======== MATERIAL ========

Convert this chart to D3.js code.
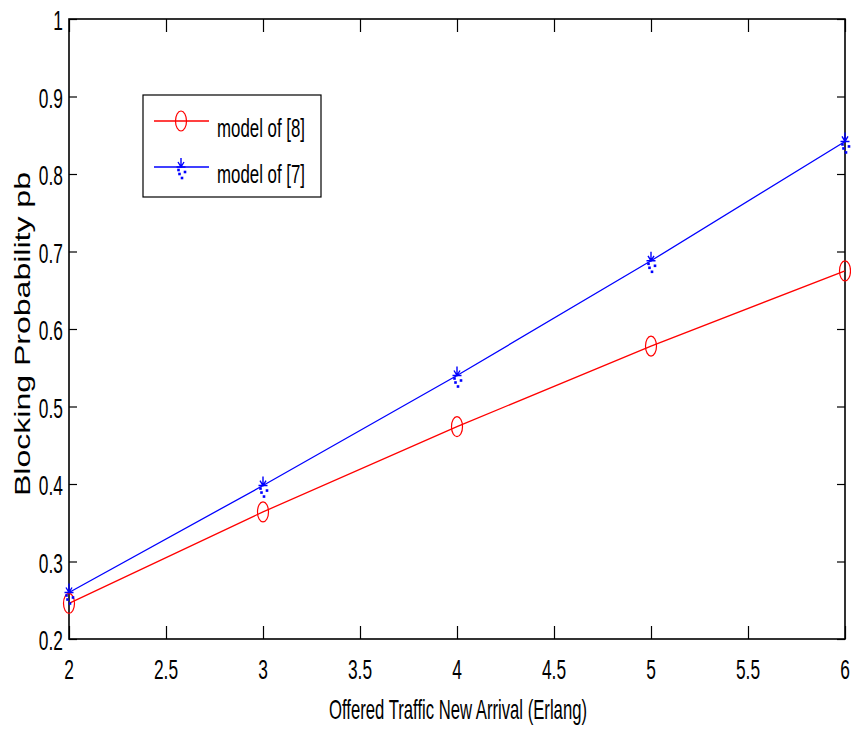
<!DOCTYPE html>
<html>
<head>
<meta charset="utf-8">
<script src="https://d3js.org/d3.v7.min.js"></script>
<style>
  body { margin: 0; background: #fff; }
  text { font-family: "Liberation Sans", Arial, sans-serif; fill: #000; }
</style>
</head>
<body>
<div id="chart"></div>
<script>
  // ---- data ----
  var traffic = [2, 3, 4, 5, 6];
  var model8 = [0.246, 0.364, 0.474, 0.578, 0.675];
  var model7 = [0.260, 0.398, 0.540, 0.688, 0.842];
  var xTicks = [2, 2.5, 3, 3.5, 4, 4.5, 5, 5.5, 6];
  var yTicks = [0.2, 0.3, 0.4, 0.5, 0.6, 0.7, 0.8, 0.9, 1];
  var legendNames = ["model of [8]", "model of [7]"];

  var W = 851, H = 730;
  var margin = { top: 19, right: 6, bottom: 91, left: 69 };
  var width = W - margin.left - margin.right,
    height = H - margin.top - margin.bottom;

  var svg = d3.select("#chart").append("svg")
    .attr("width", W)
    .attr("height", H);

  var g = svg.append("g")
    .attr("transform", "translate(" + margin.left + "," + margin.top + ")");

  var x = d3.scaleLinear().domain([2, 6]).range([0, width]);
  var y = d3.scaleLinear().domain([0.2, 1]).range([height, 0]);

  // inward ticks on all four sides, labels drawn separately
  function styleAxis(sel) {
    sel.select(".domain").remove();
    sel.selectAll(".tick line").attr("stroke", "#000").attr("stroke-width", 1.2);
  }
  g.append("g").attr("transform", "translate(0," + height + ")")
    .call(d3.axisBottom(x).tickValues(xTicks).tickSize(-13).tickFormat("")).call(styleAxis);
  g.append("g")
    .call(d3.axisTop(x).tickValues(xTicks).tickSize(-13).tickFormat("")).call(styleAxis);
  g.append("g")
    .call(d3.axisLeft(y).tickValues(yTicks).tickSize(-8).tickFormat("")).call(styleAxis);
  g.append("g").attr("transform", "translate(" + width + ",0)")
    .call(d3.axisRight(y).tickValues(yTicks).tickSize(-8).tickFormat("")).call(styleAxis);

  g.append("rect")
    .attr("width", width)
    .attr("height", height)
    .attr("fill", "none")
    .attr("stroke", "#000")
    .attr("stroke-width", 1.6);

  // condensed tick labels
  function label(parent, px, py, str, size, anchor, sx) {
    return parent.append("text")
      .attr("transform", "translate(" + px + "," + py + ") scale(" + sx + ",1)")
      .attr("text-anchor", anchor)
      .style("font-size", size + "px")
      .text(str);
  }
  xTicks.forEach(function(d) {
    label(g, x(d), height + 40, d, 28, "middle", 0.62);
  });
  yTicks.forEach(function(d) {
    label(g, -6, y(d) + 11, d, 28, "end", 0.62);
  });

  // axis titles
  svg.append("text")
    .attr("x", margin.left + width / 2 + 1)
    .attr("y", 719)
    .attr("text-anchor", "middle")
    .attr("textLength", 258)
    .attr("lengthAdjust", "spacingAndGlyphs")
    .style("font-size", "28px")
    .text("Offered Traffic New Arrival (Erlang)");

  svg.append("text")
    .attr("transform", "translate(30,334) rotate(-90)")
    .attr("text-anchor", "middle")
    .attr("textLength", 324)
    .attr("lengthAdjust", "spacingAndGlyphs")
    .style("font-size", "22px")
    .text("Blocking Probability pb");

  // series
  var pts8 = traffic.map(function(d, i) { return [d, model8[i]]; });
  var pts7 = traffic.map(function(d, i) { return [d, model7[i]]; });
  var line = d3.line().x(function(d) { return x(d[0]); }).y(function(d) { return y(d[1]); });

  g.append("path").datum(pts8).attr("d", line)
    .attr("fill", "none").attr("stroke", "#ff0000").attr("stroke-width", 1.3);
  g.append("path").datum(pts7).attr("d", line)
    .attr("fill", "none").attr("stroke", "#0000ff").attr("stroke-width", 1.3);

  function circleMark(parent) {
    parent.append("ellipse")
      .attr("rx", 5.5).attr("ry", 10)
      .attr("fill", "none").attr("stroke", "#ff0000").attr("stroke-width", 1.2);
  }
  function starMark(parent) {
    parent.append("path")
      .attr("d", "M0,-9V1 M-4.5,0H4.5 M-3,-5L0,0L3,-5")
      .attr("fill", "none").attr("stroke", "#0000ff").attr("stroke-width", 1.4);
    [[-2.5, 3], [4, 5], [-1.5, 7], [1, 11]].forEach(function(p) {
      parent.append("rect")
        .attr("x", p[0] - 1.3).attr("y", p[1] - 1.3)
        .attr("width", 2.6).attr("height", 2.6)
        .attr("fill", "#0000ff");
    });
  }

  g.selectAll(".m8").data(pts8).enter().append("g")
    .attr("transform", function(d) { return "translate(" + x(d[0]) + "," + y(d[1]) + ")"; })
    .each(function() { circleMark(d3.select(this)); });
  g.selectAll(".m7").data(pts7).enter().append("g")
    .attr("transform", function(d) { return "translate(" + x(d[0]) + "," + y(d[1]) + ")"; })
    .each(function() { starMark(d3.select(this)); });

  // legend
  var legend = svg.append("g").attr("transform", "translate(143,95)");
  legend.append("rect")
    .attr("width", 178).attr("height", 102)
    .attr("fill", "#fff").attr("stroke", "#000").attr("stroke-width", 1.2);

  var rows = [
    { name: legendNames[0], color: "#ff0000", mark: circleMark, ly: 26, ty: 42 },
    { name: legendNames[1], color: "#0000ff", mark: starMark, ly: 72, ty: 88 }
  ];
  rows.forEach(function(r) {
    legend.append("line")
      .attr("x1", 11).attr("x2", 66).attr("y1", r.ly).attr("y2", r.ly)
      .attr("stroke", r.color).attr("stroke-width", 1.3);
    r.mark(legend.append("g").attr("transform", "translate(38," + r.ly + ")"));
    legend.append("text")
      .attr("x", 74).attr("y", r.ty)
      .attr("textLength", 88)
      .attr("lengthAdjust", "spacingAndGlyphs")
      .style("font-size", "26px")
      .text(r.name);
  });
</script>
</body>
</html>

========
======== MATERIAL ========

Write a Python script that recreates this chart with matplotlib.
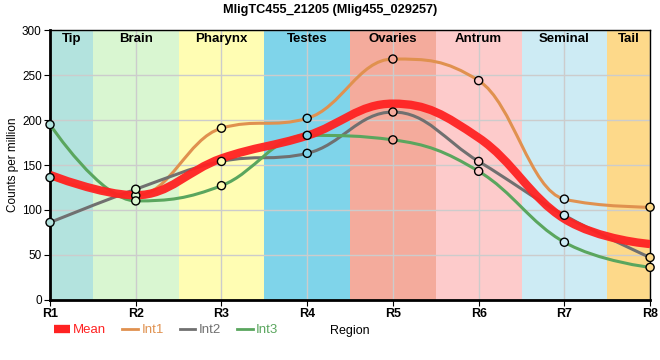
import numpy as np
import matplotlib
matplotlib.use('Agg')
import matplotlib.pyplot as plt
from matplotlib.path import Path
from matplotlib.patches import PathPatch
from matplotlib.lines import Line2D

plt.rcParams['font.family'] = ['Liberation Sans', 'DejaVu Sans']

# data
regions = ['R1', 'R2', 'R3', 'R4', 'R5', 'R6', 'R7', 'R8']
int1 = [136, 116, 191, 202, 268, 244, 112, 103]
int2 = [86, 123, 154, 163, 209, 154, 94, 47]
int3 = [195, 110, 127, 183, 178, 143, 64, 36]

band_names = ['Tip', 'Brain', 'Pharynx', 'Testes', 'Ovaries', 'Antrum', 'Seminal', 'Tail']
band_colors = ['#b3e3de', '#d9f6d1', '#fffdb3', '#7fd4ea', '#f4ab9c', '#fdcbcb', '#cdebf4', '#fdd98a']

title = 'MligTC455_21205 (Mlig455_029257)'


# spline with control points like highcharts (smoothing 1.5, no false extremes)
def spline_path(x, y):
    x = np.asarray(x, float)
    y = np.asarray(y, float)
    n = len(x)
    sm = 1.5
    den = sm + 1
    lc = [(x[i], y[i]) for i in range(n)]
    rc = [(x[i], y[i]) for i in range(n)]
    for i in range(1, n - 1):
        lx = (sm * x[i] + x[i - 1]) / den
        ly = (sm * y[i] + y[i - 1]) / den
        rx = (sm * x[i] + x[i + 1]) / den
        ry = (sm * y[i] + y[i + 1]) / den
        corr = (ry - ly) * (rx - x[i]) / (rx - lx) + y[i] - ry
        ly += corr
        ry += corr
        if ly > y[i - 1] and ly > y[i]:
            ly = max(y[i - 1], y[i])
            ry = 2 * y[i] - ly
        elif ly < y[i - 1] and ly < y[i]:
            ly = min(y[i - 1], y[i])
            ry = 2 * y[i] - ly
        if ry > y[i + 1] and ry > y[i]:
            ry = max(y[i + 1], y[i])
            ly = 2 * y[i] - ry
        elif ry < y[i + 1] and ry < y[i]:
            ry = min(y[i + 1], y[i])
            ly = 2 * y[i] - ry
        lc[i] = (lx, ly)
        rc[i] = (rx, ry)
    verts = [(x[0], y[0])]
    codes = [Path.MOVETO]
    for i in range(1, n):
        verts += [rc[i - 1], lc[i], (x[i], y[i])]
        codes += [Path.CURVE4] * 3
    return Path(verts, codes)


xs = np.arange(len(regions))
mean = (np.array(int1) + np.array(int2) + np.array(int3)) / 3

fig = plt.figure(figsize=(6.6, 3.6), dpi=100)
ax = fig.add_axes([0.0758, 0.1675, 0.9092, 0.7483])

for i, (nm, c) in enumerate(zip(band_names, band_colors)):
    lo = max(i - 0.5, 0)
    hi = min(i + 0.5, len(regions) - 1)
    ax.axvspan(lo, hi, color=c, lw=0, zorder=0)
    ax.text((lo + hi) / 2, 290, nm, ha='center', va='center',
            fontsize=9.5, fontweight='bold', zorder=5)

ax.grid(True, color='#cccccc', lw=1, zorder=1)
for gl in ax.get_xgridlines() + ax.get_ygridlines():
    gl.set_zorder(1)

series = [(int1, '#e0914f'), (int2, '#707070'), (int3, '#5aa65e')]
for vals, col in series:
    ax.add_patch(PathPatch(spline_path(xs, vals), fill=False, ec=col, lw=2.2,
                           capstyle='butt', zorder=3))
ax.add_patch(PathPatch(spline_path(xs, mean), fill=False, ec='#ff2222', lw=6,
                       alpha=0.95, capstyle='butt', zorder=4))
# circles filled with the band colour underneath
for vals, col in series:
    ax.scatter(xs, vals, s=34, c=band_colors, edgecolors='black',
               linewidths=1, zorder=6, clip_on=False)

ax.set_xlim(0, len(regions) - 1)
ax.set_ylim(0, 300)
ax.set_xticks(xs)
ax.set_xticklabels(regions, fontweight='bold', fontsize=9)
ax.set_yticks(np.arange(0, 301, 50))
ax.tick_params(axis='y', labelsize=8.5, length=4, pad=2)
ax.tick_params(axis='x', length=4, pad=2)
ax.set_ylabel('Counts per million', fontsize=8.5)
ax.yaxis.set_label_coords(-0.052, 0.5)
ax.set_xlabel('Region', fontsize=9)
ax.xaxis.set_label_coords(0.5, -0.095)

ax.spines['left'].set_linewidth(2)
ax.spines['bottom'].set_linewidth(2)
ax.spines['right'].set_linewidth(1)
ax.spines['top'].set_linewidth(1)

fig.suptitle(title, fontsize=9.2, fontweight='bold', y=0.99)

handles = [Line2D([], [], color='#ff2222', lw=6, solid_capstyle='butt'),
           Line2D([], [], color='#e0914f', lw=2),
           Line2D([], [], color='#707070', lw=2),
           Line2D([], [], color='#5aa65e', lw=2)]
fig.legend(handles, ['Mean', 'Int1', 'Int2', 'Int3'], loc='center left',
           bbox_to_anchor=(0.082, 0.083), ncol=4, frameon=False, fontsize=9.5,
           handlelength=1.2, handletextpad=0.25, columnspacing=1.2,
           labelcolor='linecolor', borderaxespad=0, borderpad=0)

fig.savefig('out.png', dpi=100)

========
======== MATERIAL ========

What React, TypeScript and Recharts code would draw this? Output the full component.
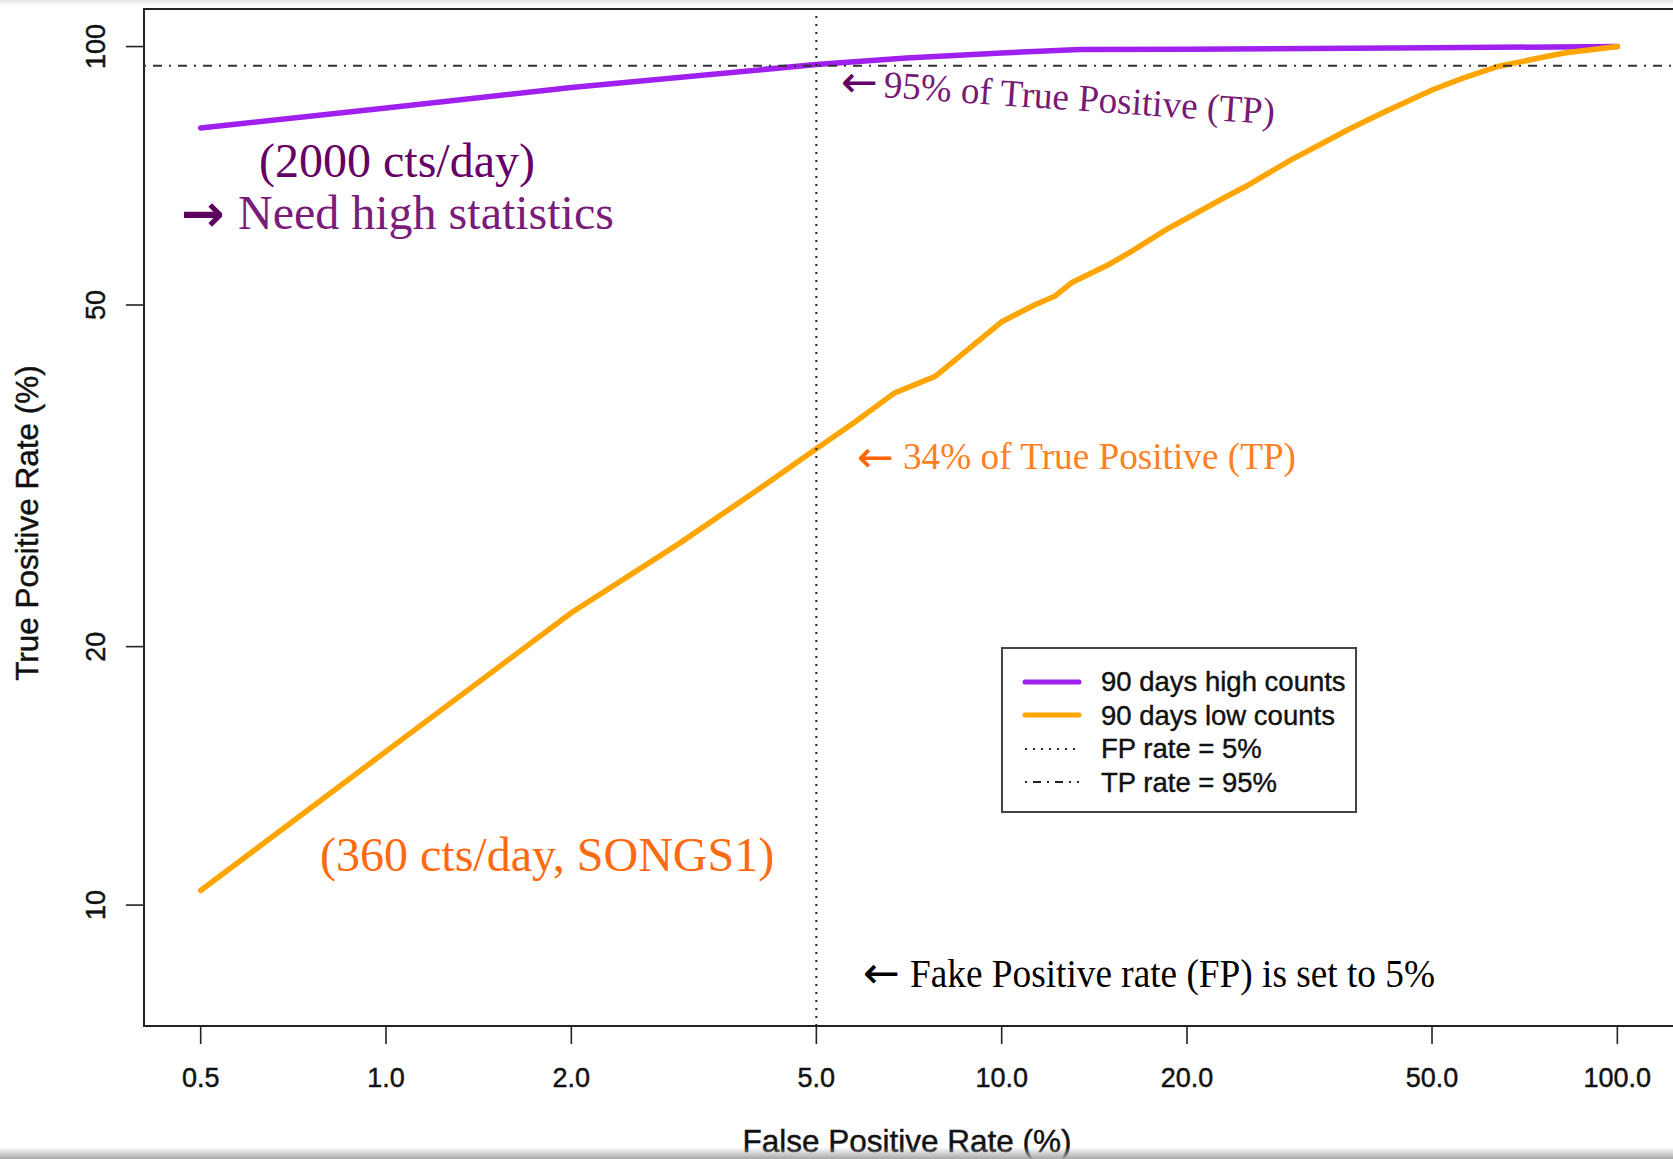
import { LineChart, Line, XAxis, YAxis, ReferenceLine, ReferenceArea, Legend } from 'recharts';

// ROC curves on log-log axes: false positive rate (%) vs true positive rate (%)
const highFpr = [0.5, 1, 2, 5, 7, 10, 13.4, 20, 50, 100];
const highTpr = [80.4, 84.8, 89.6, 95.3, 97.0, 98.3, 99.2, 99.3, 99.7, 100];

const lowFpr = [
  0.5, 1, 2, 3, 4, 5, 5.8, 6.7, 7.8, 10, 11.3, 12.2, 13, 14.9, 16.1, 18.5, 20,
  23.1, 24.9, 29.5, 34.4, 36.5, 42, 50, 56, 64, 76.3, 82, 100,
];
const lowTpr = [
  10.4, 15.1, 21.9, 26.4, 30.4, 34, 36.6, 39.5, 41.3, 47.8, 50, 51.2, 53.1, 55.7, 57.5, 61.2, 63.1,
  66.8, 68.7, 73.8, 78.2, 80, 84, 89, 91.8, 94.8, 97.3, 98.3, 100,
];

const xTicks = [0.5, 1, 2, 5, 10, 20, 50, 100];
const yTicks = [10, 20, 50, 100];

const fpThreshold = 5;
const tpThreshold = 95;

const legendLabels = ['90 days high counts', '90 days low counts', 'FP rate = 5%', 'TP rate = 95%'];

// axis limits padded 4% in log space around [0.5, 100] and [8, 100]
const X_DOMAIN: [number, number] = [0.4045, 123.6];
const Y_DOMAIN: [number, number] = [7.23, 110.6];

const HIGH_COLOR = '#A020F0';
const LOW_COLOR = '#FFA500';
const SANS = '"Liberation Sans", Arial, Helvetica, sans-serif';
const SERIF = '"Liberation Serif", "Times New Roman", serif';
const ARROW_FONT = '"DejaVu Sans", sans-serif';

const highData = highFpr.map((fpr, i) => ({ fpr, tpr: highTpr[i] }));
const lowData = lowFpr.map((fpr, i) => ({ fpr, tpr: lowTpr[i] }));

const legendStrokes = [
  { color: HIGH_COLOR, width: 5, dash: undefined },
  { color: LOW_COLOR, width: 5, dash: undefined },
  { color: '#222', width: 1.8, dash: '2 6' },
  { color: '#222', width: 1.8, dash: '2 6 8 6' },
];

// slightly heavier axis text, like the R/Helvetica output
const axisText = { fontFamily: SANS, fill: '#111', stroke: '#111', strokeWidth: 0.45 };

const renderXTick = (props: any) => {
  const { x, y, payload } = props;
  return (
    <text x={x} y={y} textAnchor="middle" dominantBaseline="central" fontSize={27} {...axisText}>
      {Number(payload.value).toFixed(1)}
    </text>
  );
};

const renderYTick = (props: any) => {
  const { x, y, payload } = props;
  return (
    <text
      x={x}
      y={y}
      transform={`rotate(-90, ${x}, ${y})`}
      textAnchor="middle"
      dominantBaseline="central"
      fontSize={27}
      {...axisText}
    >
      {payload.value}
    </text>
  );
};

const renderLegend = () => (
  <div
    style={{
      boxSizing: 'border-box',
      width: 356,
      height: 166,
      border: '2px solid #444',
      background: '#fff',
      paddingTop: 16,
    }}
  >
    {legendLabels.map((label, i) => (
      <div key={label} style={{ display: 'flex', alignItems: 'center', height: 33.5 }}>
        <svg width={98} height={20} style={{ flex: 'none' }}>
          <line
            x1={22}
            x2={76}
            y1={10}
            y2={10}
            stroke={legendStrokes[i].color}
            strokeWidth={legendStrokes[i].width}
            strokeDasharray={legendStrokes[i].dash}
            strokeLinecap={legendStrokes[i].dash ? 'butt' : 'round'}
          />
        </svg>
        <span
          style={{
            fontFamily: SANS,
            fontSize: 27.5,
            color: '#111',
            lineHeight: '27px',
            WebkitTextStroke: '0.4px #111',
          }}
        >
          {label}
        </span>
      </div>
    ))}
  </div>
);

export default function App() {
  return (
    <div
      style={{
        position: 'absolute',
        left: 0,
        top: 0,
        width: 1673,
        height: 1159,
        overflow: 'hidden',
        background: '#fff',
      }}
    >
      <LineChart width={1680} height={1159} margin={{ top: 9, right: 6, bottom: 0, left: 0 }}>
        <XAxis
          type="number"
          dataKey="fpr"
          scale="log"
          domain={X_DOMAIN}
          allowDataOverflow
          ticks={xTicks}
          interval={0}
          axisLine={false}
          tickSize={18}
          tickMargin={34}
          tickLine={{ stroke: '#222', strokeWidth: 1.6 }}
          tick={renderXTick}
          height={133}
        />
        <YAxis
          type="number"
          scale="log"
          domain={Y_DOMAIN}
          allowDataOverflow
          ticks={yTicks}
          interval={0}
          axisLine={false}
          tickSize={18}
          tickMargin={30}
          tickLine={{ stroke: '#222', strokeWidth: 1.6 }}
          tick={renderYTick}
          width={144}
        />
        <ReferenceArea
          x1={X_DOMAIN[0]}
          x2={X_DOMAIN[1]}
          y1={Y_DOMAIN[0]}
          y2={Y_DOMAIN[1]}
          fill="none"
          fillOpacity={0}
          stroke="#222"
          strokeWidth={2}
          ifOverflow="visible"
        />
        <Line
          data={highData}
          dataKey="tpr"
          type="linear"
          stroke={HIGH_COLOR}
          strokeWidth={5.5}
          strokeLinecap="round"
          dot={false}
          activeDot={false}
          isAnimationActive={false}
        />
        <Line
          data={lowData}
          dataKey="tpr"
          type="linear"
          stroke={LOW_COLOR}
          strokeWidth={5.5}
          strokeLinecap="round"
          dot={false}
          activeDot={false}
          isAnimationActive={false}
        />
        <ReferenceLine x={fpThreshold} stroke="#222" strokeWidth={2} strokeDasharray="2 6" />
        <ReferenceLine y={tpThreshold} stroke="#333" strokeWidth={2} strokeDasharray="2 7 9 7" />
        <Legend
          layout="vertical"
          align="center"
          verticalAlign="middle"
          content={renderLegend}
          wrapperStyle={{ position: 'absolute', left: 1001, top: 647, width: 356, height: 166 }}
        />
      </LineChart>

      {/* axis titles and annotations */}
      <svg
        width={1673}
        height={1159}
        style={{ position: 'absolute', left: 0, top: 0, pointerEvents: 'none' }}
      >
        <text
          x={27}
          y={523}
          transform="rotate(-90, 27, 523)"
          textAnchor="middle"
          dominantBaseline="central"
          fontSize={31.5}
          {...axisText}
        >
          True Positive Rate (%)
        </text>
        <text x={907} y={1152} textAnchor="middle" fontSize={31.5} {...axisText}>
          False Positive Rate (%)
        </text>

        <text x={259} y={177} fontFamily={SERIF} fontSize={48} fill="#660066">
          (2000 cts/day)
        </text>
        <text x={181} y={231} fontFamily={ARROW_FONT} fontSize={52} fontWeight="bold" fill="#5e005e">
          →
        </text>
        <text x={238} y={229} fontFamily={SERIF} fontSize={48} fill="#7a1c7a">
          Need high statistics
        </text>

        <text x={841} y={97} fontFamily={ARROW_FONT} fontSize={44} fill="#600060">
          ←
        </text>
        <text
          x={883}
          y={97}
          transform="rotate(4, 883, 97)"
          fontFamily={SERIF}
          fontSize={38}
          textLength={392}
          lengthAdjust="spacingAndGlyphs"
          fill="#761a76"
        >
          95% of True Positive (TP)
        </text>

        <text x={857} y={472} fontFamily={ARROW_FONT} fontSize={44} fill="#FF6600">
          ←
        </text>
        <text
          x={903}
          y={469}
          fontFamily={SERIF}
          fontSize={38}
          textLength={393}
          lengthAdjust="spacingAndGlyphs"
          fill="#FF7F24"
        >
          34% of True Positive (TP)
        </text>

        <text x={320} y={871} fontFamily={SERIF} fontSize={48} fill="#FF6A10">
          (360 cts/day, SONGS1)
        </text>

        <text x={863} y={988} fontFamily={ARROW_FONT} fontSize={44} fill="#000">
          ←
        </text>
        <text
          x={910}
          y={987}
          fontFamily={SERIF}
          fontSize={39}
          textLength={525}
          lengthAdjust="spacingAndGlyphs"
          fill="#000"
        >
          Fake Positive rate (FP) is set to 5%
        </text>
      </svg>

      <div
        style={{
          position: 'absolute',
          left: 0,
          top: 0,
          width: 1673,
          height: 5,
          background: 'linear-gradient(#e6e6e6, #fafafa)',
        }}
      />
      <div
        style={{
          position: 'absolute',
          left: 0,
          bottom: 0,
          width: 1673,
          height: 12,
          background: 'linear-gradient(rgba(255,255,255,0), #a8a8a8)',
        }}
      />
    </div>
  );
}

========

SHORT EXERCISE
Copy all lines from the listing that contain "with".

PROBLEM SOLUTION
Write a Python script that recreates this chart with matplotlib.
# spline with control points like highcharts (smoothing 1.5, no false extremes)
# circles filled with the band colour underneath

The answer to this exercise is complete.